BRIEF
Please find all lines in the data that hold the string "this" and copy them.

SUPPLIED DATA

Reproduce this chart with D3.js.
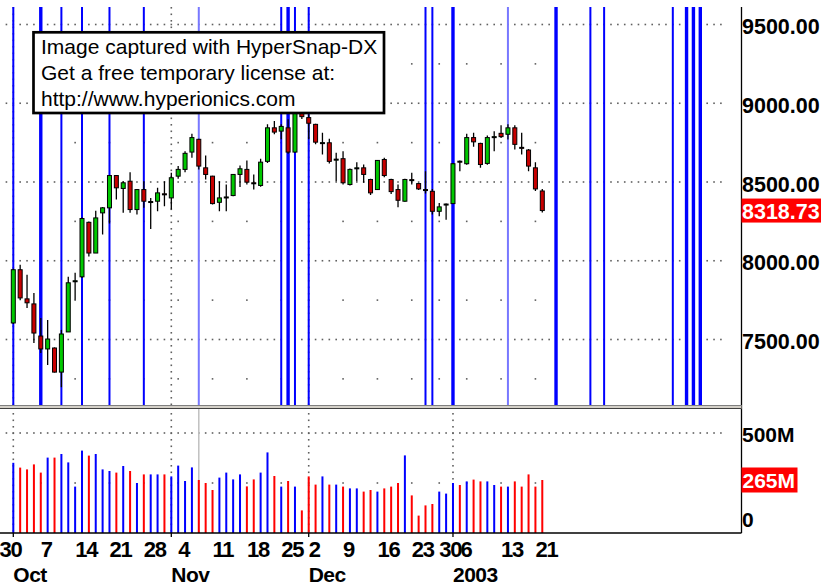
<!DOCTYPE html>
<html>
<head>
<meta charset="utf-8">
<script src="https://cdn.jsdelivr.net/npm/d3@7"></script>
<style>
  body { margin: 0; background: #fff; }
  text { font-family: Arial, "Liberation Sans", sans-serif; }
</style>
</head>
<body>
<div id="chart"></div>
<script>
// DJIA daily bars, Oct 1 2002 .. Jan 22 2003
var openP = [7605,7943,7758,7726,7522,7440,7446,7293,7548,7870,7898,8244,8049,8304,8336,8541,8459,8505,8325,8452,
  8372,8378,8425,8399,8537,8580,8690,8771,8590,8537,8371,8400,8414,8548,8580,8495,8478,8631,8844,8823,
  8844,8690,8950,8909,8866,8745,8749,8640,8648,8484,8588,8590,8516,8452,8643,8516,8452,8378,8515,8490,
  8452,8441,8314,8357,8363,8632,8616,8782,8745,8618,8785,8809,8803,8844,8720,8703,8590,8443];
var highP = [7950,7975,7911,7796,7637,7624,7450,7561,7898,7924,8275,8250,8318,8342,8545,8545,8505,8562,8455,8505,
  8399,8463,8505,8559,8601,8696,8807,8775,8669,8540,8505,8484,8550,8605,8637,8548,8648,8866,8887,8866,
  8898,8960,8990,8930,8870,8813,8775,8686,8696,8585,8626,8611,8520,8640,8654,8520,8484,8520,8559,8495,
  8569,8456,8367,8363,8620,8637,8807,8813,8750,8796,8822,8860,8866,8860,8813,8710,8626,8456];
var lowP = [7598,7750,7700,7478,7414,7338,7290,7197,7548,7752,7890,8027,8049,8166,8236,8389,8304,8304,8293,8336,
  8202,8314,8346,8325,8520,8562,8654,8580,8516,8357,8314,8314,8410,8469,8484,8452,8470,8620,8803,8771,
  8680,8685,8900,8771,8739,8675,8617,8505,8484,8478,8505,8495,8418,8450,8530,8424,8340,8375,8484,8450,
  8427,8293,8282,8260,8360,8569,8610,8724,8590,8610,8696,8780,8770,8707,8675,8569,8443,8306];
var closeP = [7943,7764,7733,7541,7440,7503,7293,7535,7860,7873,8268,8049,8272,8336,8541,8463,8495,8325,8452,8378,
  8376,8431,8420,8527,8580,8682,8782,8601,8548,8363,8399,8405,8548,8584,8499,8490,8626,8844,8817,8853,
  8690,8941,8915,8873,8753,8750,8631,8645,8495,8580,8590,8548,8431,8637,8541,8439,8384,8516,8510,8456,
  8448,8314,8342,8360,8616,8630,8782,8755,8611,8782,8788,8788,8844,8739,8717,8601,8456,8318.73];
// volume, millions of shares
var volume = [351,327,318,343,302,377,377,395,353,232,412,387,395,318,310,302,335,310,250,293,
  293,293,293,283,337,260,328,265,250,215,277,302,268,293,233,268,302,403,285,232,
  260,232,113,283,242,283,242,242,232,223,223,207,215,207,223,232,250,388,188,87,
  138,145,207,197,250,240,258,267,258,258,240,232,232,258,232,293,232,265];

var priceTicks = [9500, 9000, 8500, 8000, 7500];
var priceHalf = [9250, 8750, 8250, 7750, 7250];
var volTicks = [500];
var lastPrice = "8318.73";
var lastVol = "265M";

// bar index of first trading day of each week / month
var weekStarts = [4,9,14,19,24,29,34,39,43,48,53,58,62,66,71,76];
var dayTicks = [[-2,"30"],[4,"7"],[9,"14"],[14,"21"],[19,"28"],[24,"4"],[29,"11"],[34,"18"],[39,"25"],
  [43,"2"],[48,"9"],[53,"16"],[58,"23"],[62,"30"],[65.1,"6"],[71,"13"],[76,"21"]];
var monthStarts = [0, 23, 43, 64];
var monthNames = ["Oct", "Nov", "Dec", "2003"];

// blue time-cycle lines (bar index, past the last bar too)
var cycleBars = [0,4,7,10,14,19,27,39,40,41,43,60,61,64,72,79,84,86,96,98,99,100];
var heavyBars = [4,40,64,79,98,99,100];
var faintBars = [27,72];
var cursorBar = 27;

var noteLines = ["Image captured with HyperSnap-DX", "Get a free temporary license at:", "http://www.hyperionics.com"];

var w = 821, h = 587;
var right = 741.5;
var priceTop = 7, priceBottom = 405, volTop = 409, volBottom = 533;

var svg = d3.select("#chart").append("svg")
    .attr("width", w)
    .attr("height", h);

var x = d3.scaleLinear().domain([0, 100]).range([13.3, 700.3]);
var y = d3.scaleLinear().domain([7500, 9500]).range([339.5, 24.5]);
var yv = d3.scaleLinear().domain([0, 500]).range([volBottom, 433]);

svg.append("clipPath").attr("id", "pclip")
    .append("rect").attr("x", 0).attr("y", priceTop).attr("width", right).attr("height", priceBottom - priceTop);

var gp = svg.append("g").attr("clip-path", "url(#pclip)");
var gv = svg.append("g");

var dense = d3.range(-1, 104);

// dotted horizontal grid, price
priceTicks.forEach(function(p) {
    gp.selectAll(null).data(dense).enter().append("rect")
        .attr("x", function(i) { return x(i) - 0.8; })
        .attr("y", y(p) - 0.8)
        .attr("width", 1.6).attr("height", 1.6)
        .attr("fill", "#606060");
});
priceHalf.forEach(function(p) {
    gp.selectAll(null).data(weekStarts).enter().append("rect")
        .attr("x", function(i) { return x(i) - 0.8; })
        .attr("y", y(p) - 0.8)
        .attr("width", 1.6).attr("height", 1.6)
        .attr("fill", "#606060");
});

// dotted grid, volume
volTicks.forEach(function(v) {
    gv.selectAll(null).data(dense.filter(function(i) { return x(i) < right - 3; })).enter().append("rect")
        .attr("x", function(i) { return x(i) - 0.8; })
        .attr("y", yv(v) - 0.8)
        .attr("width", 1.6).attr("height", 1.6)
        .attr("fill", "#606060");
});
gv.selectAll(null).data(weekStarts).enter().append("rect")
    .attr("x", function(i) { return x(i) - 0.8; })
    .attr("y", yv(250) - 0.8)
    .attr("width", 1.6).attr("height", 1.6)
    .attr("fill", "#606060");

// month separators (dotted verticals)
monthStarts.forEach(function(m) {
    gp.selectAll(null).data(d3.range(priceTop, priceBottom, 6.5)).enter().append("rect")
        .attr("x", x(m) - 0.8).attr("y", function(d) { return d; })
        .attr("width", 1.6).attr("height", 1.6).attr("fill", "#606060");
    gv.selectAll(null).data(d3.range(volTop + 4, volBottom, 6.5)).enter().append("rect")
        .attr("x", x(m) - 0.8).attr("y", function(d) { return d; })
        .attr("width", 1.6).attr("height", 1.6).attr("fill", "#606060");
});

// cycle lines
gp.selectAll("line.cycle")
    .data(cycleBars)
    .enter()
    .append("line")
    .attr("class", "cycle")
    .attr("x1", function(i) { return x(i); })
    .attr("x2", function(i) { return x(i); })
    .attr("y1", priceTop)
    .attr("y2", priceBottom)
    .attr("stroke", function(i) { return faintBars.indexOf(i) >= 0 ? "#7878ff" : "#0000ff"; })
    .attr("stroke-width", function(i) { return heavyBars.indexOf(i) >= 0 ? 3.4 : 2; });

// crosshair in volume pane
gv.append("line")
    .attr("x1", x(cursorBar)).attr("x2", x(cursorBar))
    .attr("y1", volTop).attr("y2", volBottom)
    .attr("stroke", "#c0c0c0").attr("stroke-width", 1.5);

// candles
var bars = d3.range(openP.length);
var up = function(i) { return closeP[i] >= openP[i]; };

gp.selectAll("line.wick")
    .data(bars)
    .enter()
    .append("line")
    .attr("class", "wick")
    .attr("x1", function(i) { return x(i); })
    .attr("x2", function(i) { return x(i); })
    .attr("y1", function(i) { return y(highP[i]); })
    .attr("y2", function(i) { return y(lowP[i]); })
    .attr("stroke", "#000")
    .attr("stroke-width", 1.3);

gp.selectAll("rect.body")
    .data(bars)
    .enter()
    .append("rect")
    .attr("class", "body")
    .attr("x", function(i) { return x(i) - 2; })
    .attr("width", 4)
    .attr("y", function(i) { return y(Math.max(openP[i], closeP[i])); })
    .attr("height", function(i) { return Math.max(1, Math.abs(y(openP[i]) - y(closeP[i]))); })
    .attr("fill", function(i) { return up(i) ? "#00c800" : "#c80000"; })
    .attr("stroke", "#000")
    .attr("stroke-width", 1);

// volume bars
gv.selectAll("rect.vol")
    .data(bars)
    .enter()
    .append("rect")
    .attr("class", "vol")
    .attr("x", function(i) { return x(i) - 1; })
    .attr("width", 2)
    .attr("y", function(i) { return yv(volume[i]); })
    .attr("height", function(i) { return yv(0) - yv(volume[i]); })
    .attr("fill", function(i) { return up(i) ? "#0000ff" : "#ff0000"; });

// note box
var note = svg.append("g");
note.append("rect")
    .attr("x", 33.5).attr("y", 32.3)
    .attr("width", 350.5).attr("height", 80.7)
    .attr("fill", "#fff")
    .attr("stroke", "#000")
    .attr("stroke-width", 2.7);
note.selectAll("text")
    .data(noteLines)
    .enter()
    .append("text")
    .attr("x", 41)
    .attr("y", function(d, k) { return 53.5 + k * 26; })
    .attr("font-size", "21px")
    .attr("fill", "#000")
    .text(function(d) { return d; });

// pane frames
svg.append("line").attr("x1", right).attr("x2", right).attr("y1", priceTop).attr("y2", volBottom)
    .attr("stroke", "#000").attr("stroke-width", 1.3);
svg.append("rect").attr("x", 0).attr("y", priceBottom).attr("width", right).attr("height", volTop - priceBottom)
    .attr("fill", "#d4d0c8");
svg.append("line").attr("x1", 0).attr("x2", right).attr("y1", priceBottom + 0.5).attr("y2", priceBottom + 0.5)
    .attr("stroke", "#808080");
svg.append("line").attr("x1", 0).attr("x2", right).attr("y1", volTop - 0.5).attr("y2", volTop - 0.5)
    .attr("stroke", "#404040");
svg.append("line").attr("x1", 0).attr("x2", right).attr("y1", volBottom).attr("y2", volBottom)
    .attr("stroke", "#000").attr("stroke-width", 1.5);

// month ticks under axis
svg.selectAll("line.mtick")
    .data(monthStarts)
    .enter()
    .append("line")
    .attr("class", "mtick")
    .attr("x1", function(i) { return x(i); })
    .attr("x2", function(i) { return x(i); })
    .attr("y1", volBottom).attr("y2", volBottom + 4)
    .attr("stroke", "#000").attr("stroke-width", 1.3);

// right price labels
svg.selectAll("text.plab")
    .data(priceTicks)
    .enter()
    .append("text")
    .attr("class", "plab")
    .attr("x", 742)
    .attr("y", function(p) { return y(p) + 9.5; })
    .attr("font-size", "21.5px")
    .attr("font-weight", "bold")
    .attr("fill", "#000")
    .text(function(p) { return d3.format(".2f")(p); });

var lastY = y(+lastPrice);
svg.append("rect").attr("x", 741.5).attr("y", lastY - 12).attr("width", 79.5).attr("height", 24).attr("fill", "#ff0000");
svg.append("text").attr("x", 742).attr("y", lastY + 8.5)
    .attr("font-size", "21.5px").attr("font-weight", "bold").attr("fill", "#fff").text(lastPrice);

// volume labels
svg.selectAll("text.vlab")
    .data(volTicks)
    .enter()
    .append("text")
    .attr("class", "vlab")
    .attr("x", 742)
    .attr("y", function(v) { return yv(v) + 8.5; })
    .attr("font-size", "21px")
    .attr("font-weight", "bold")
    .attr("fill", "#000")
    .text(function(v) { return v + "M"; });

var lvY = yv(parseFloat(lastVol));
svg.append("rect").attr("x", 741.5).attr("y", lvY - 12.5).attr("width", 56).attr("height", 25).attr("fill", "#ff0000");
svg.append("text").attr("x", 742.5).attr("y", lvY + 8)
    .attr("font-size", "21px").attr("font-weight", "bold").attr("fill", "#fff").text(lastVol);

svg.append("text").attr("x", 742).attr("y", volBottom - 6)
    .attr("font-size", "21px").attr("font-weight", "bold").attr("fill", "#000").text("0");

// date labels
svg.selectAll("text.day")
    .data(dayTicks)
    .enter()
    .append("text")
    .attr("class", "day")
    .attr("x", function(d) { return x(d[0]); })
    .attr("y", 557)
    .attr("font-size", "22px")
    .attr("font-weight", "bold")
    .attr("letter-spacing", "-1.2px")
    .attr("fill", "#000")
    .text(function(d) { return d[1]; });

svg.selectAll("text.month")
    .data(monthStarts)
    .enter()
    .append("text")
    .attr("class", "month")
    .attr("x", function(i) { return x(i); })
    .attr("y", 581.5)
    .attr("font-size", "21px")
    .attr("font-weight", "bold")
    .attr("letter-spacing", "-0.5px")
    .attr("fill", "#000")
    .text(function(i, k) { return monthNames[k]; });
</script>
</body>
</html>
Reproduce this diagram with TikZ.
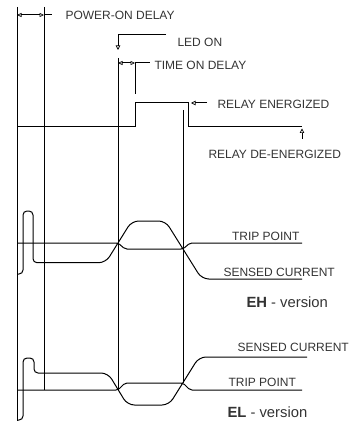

TASK ANSWER
Reproduce this chart with D3.js.
Reproduce this diagram with TikZ.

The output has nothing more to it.